Hay mañanas que te levantas y es como si te hubieran crecido las orejas; o como si la grasa que te sale de allí adentro fuera más fina, y condujera mejor las frecuencias, porque escuchas distinto: puedes distinguir artilugios sonoros; puedes comprender, con escalofrío y horror, la manera en que el expresidente ejerce el dominio de sus sonidos en clave de amenaza; puedes oír, al fin y con fatiga, la violencia acústica en las entonaciones sicÁrio… sicÁrio… sicÁrio…

Porque no ocurre allí, en esas fisuras, el sentido del sustantivo homicida, sino el espectro audible de impactos que se esconden en la articulación de palabras.

Álvaro Uribe Vélez lleva 20 años despertando y alimentando un sentimiento uribista cifrado entre el embrujo del tono firme y el sentido del mensaje bélico.

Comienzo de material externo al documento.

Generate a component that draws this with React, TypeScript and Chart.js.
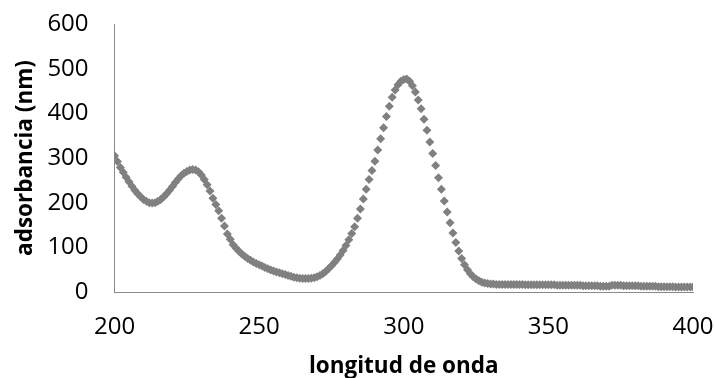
import React, { useEffect, useRef } from "react";
import { Chart, registerables } from "chart.js";

Chart.register(...registerables);

const wavelengths: number[] = [];
for (let w = 200; w <= 400; w++) wavelengths.push(w);

const absorbance: number[] = [
  // 200-209
  305, 292, 279, 268, 257, 247, 237, 228, 220, 213,
  // 210-219
  207, 203, 200, 199, 200, 203, 207, 213, 220, 228,
  // 220-229
  236, 245, 253, 260, 266, 270, 273, 274, 273, 269,
  // 230-239
  262, 252, 240, 226, 210, 196, 182, 165, 148, 130,
  // 240-249
  118, 106, 98, 91, 85, 80, 75, 71, 67, 64,
  // 250-259
  61, 58, 55, 52, 49, 47, 45, 43, 41, 39,
  // 260-269
  37, 35, 33, 32, 31, 30, 30, 30, 31, 32,
  // 270-279
  34, 37, 41, 46, 52, 59, 66, 74, 83, 93,
  // 280-289
  104, 117, 131, 146, 165, 186, 208, 230, 252, 272,
  // 290-299
  293, 318, 343, 368, 393, 416, 436, 452, 464, 472,
  // 300-309
  476, 477, 472, 462, 448, 430, 410, 387, 362, 336,
  // 310-319
  310, 283, 256, 230, 204, 179, 155, 132, 111, 92,
  // 320-329
  75, 61, 50, 41, 34, 29, 25, 22, 20, 19,
  // 330-339
  18, 18, 17, 17, 17, 17, 17, 17, 17, 17,
  // 340-349
  17, 17, 16, 16, 16, 16, 16, 16, 16, 16,
  // 350-359
  16, 16, 16, 15, 15, 15, 15, 15, 15, 15,
  // 360-369
  15, 15, 14, 14, 14, 14, 14, 14, 13, 13,
  // 370-379
  13, 13, 15, 15, 15, 15, 14, 14, 14, 14,
  // 380-389
  14, 14, 13, 13, 13, 13, 13, 13, 12, 12,
  // 390-399
  12, 12, 12, 12, 11, 11, 11, 11, 11, 11,
  // 400
  11,
];

const xTitle = "longitud de onda";
const yTitle = "adsorbancia (nm)";

export default function App() {
  const ref = useRef<HTMLCanvasElement | null>(null);

  useEffect(() => {
    if (!ref.current) return;
    const family = "'Open Sans', Lato, sans-serif";
    const zeroPad = (scale: any) => {
      scale.paddingLeft = 0;
      scale.paddingRight = 0;
      scale.paddingTop = 0;
      scale.paddingBottom = 0;
    };
    const chart = new Chart(ref.current, {
      type: "scatter",
      data: {
        datasets: [
          {
            data: wavelengths.map((w, i) => ({ x: w, y: absorbance[i] })),
            pointStyle: "rectRot",
            pointRadius: 4.5,
            backgroundColor: "#808080",
            borderColor: "#808080",
            borderWidth: 0,
          },
        ],
      },
      options: {
        responsive: false,
        animation: false,
        layout: { padding: { top: 24, right: 22, left: 12, bottom: 0 } },
        plugins: { legend: { display: false }, tooltip: { enabled: false } },
        scales: {
          x: {
            type: "linear",
            min: 200,
            max: 400,
            afterFit: zeroPad,
            grid: { display: false, drawTicks: false },
            border: { display: true, color: "#898989", width: 1 },
            ticks: {
              stepSize: 50,
              padding: 21,
              color: "#000",
              font: { family, size: 24 },
            },
            title: {
              display: true,
              text: xTitle,
              color: "#000",
              font: { family, size: 22.5, weight: "bold" },
              padding: { top: -9.8, bottom: -2 },
            },
          },
          y: {
            min: 0,
            max: 600,
            afterFit: zeroPad,
            grid: { display: false, drawTicks: false },
            border: { display: true, color: "#898989", width: 1 },
            ticks: {
              stepSize: 100,
              padding: 26,
              color: "#000",
              font: { family, size: 24 },
            },
            title: {
              display: true,
              text: yTitle,
              color: "#000",
              font: { family, size: 22.5, weight: "bold" },
              padding: { top: 0, bottom: -17.6 },
            },
          },
        },
      },
    });
    return () => chart.destroy();
  }, []);

  return (
    <div style={{ position: "fixed", left: 0, top: 0, width: 715, height: 378, background: "#fff" }}>
      <canvas ref={ref} width={715} height={378} />
    </div>
  );
}
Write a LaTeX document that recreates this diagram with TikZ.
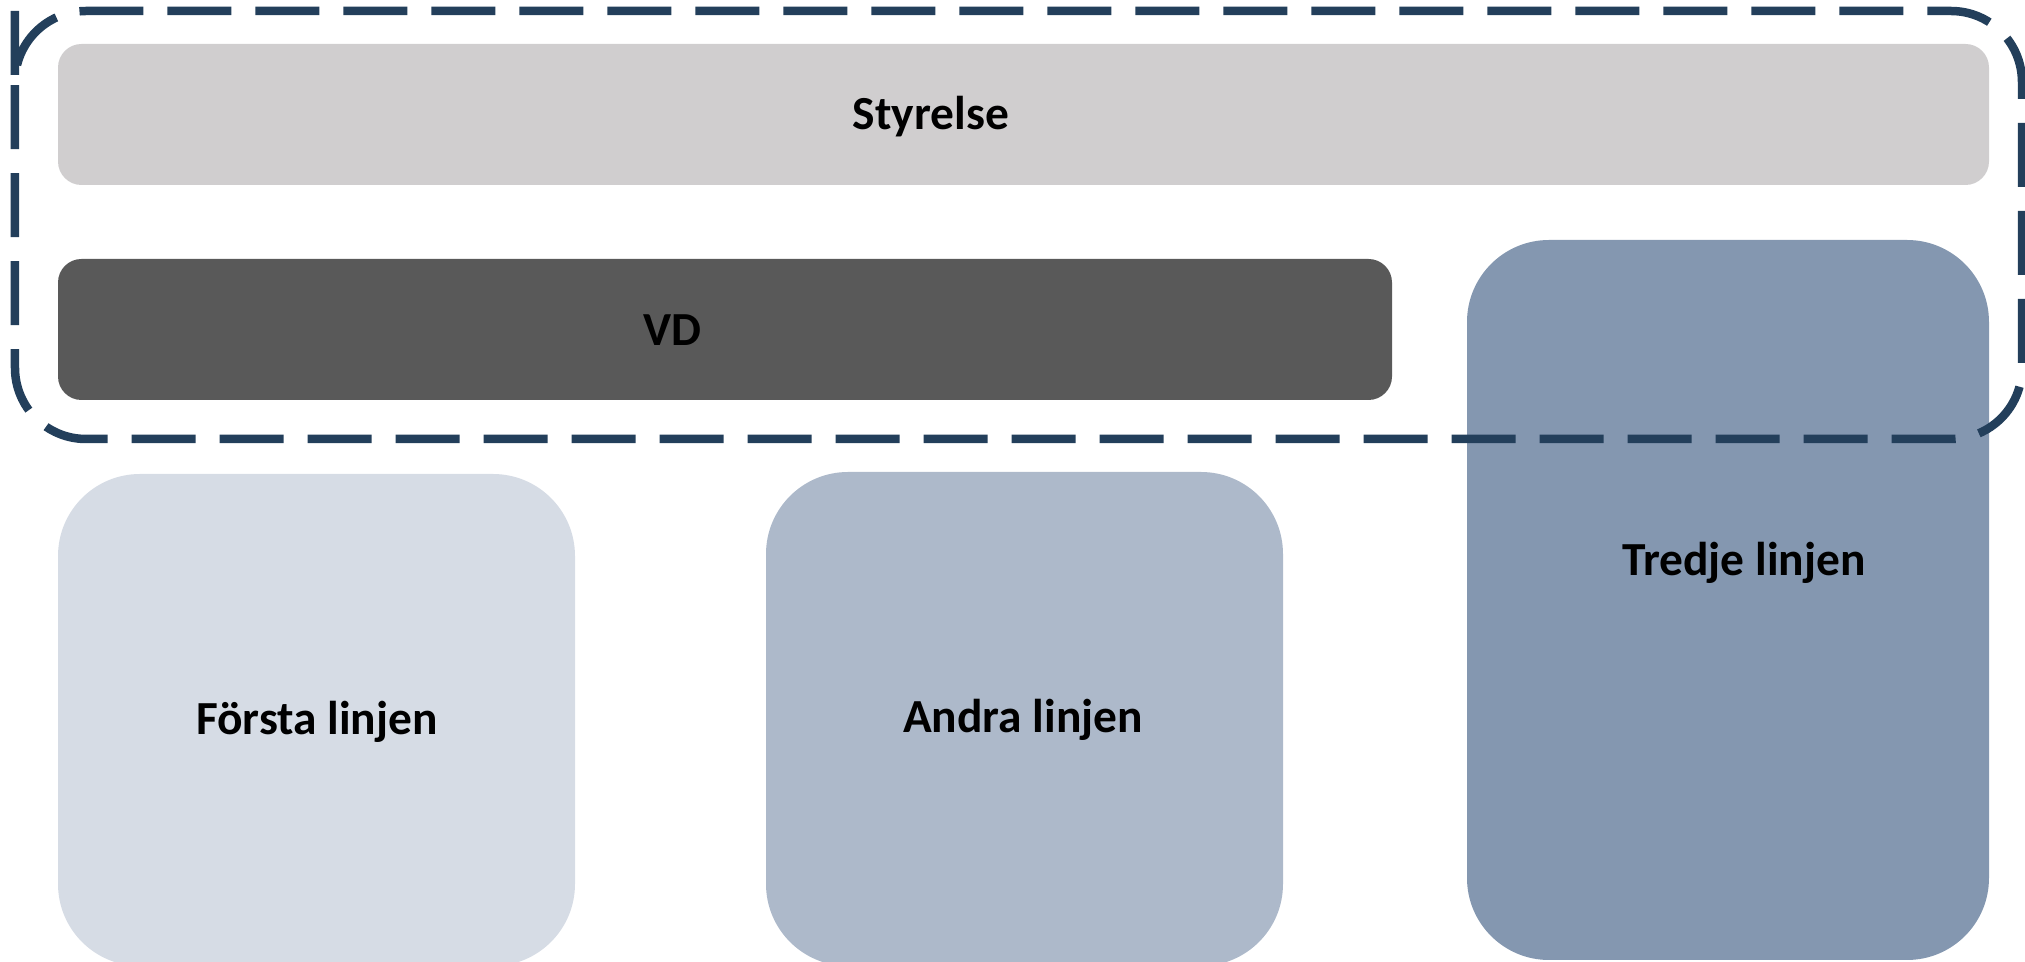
\documentclass[tikz,border=0pt]{standalone}
\usepackage{fontspec}
\setmainfont{Carlito}
\definecolor{boardgray}{HTML}{D0CECF}
\definecolor{ceogray}{HTML}{595959}
\definecolor{lineone}{HTML}{D6DCE5}
\definecolor{linetwo}{HTML}{ADB9CA}
\definecolor{linethree}{HTML}{8497B0}
\definecolor{framenavy}{HTML}{233F5B}
\tikzset{
  boxtext/.style={font=\fontsize{13.5pt}{16pt}\selectfont\bfseries, inner sep=0pt, anchor=base},
  flatbox/.style={rounded corners=0.235cm},
  tallbox/.style={rounded corners=0.82cm},
  govframe/.style={draw=framenavy, line width=0.085cm, dash pattern=on 0.64cm off 0.24cm, rounded corners=0.71cm}
}

\begin{document}
\begin{tikzpicture}
  \useasboundingbox (0,0) rectangle (20.25,-9.62);
  % board and CEO bars
  \fill[boardgray, flatbox] (0.58,-0.44) rectangle (19.89,-1.85);
  \fill[ceogray, flatbox] (0.58,-2.59) rectangle (13.92,-4.00);
  % the three lines
  \fill[lineone, tallbox] (0.58,-4.74) rectangle (5.75,-9.66);
  \fill[linetwo, tallbox] (7.66,-4.72) rectangle (12.83,-9.66);
  \fill[linethree, tallbox] (14.67,-2.40) rectangle (19.89,-9.60);
  % dashed frame goes on top
  \draw[govframe] (0.15,-0.82) -- (0.15,-0.11) -- (20.22,-0.11)
    -- (20.22,-4.39) -- (0.15,-4.39) -- cycle;

  \node[boxtext] (styrelse) at (9.31,-1.30) {Styrelse};
  \node[boxtext] (vd) at (6.72,-3.46) {VD};
  \node[boxtext] (forsta) at (3.17,-7.35) {Första linjen};
  \node[boxtext] (andra) at (10.23,-7.33) {Andra linjen};
  \node[boxtext] (tredje) at (17.44,-5.76) {Tredje linjen};
\end{tikzpicture}
\end{document}
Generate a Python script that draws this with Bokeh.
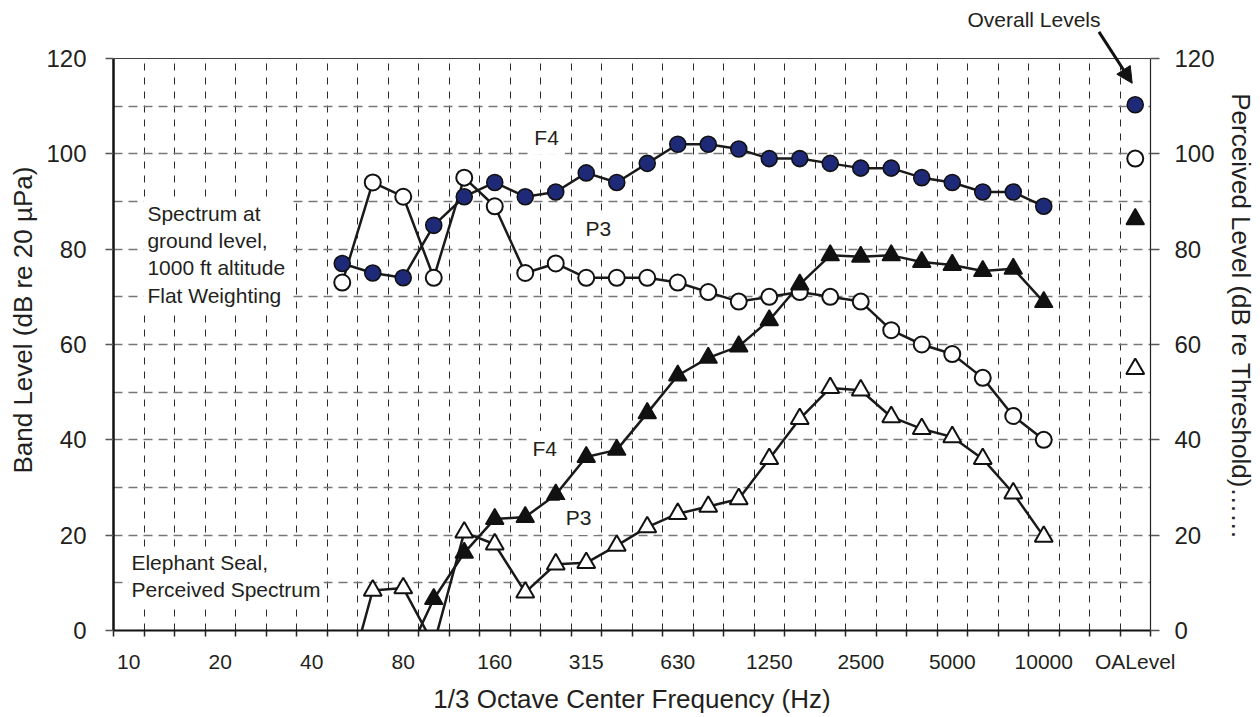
import math
from bokeh.plotting import figure
from bokeh.models import (Range1d, LinearAxis, FixedTicker, Label, Arrow, NormalHead,
                          BoxAnnotation, Span)
from bokeh.embed import file_html
from bokeh.resources import INLINE

N = None
# 1/3 octave band categories (two empty slots before the overall level)
bands = ["10", "12.5", "16", "20", "25", "31.5", "40", "50", "63", "80", "100", "125",
         "160", "200", "250", "315", "400", "500", "630", "800", "1000", "1250", "1600",
         "2000", "2500", "3150", "4000", "5000", "6300", "8000", "10000", "", "", "OALevel"]
label_step = 3

# Band level spectra (dB re 20 uPa)
f4_band = [N] * 7 + [77, 75, 74, 85, 91, 94, 91, 92, 96, 94, 98, 102, 102, 101, 99, 99,
                     98, 97, 97, 95, 94, 92, 92, 89] + [N, N, 110.3]
p3_band = [N] * 7 + [73, 94, 91, 74, 95, 89, 75, 77, 74, 74, 74, 73, 71, 69, 70, 71,
                     70, 69, 63, 60, 58, 53, 45, 40] + [N, N, 99]
# Perceived spectra (dB re threshold)
f4_perc = [N] * 9 + [-7, 6.6, 16.3, 23.4, 23.8, 28.5, 36.4, 37.9, 45.6, 53.5, 57.2, 59.6,
                     65.1, 72.6, 78.7, 78.4, 78.7, 77.3, 76.7, 75.4, 75.9, 68.9] + [N, N, 86.3]
p3_perc = [N] * 7 + [-15, 8.4, 8.9, -3, 20.6, 18.1, 8.0, 13.9, 14.2, 17.8, 21.7, 24.5,
                     26.0, 27.6, 36.0, 44.4, 50.9, 50.4, 44.8, 42.3, 40.6, 36.0, 28.8,
                     19.7] + [N, N, 54.9]

y_ticks = [0, 20, 40, 60, 80, 100, 120]
y_grid = [10, 20, 30, 40, 50, 60, 70, 80, 90, 100, 110]
y_top = 120

FONT = "Liberation Sans"
TXT = "#231F20"
n = len(bands)

# the frame extends a little above 120 so the "Overall Levels" note can be drawn
p = figure(width=1258, height=716, output_backend="svg", toolbar_location=None,
           x_range=Range1d(-0.5, n - 0.5), y_range=Range1d(0, 131.75),
           min_border_left=113, min_border_right=107, min_border_top=2,
           min_border_bottom=86)
p.background_fill_color = "white"
p.border_fill_color = "white"
p.outline_line_color = None

# grids
boundaries = [i + 0.5 for i in range(n - 1)]
p.xgrid[0].ticker = FixedTicker(ticks=boundaries)
p.xgrid[0].grid_line_color = "#2a2a2a"
p.xgrid[0].grid_line_dash = "7 7"
p.xgrid[0].grid_line_width = 1
p.ygrid[0].ticker = FixedTicker(ticks=y_grid)
p.ygrid[0].grid_line_color = "#777777"
p.ygrid[0].grid_line_dash = "9 6"
p.ygrid[0].grid_line_width = 1.5

# blank out the grid above the top of the value scale
p.add_layout(BoxAnnotation(bottom=y_top, fill_color="white", fill_alpha=1.0,
                           line_color=None, level="underlay"))
p.add_layout(Span(location=y_top, dimension="width", line_color="#404040",
                  line_width=1.2))

# x axis
xa = p.xaxis[0]
xa.ticker = FixedTicker(ticks=list(range(0, n, label_step)),
                        minor_ticks=[i - 0.5 for i in range(n + 1)])
xa.major_label_overrides = {i: bands[i] for i in range(0, n, label_step)}
xa.major_tick_out = 0
xa.major_tick_in = 0
xa.minor_tick_out = 6
xa.minor_tick_in = 0
xa.minor_tick_line_color = "#222222"
xa.minor_tick_line_width = 1.5
xa.axis_line_color = "#111111"
xa.axis_line_width = 2
xa.major_label_standoff = 13
xa.major_label_text_font = FONT
xa.major_label_text_font_size = "21px"
xa.major_label_text_color = TXT
xa.axis_label = "1/3 Octave Center Frequency (Hz)"
xa.axis_label_text_font = FONT
xa.axis_label_text_font_size = "26px"
xa.axis_label_text_font_style = "normal"
xa.axis_label_text_color = TXT
xa.axis_label_standoff = 8

# left y axis
ya = p.yaxis[0]
ya.ticker = FixedTicker(ticks=y_ticks)
ya.bounds = (0, y_top)
ya.major_tick_out = 8
ya.major_tick_in = 0
ya.minor_tick_out = 0
ya.minor_tick_in = 0
ya.major_tick_line_color = "#555555"
ya.major_tick_line_width = 1.5
ya.axis_line_color = "#111111"
ya.axis_line_width = 2.5
ya.major_label_standoff = 19
ya.major_label_text_font = FONT
ya.major_label_text_font_size = "24px"
ya.major_label_text_color = TXT
ya.axis_label = "Band Level  (dB re 20 µPa)"
ya.axis_label_text_font = FONT
ya.axis_label_text_font_size = "26px"
ya.axis_label_text_font_style = "normal"
ya.axis_label_text_color = TXT
ya.axis_label_standoff = 5

# right y axis
ra = LinearAxis(ticker=FixedTicker(ticks=y_ticks), bounds=(0, y_top))
ra.major_tick_out = 9
ra.major_tick_in = 0
ra.minor_tick_out = 0
ra.minor_tick_in = 0
ra.major_tick_line_color = "#555555"
ra.major_tick_line_width = 1.5
ra.axis_line_color = "#222222"
ra.axis_line_width = 1.2
ra.major_label_standoff = 15
ra.major_label_text_font = FONT
ra.major_label_text_font_size = "24px"
ra.major_label_text_color = TXT
ra.axis_label = "Perceived Level (dB re Threshold)……"
ra.axis_label_text_font = FONT
ra.axis_label_text_font_size = "26px"
ra.axis_label_text_font_style = "normal"
ra.axis_label_text_color = TXT
ra.axis_label_standoff = 8
p.add_layout(ra, "right")


def to_float(v):
    return float("nan") if v is None else float(v)


series = [
    (f4_band, "circle", 16, "#1e2a78", 1.6),
    (p3_band, "circle", 16, "white", 2.0),
    (f4_perc, "triangle", 18, "#111111", 1.6),
    (p3_perc, "triangle", 18, "white", 2.0),
]

# connecting lines over the band range (OALevel point is not connected)
last_band = bands.index("10000")
for vals, _, _, _, _ in series:
    xs = list(range(last_band + 1))
    ys = [to_float(v) for v in vals[: last_band + 1]]
    p.line(xs, ys, line_color="#1a1a1a", line_width=2.5)

for vals, mk, sz, fc, lw in series:
    xs = [i for i, v in enumerate(vals) if v is not None]
    ys = [v for v in vals if v is not None]
    p.scatter(xs, ys, marker=mk, size=sz, fill_color=fc, line_color="#111111",
              line_width=lw)

# text annotations
series_labels = [("F4", 13.7, 103.5), ("P3", 15.4, 84.4),
                 ("F4", 13.64, 38.2), ("P3", 14.75, 23.7)]
for t, x, y in series_labels:
    p.add_layout(Label(x=x, y=y, text=t, text_align="center", text_baseline="middle",
                       text_font=FONT, text_font_size="21px", text_color=TXT,
                       background_fill_color="white", padding=6))

p.add_layout(Label(x=0.48, y=90.7,
                   text="Spectrum at\nground level,\n1000 ft altitude\nFlat Weighting",
                   text_align="left", text_baseline="top", text_font=FONT,
                   text_font_size="21px", text_color=TXT, text_line_height=1.18,
                   background_fill_color="white", padding=4))
p.add_layout(Label(x=-0.01, y=17.4, text="Elephant Seal,\nPerceived Spectrum",
                   text_align="left", text_baseline="top", text_font=FONT,
                   text_font_size="21px", text_color=TXT, text_line_height=1.2,
                   background_fill_color="white", padding=3))

p.add_layout(Label(x=29.68, y=128.2, text="Overall Levels", text_align="center",
                   text_baseline="middle", text_font=FONT, text_font_size="21px",
                   text_color=TXT))
p.add_layout(Arrow(end=NormalHead(size=16, fill_color="#111111", line_color="#111111"),
                   x_start=31.81, y_start=125.6, x_end=32.9, y_end=114.8,
                   line_width=3, line_color="#111111"))

open("out.html", "w").write(file_html(p, INLINE))
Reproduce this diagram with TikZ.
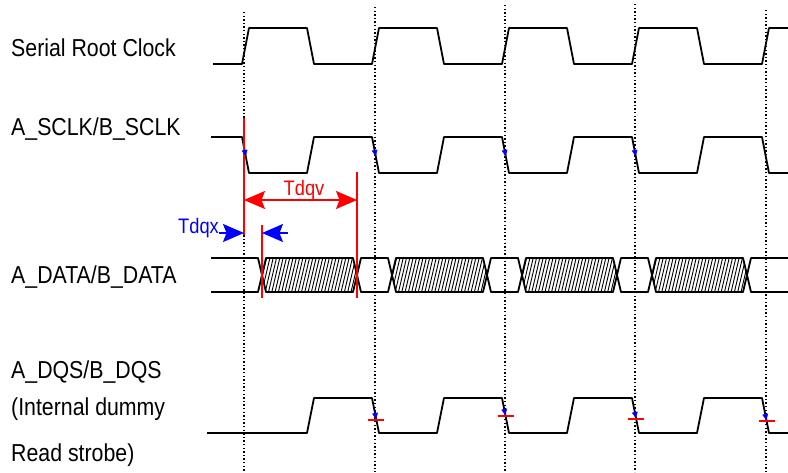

Y se reporta, a diario, con hiperventilación casi, los embrujos y sentidos de su decir, pero no el espectro audible que subyace a sus articulaciones de sentido y a sus desvaríos.

Y tal vez, en el manejo diestro de ese espectro audible, en los artilugios sonoros impunes que se permite, en la manipulación de los linderos de la sintaxis enredadora, en la prédica de tono y timbre de padre frenético, habita el núcleo del disturbio: una máquina especializada en emitir el principal ruido que impide el discurrir del debate democrático franco en Colombia; una máquina diestra en ensordecer.

Lo que suena cuando suena Uribe, creo empezar a comprender, es el espectro audible de nuestra historia reciente de violencia.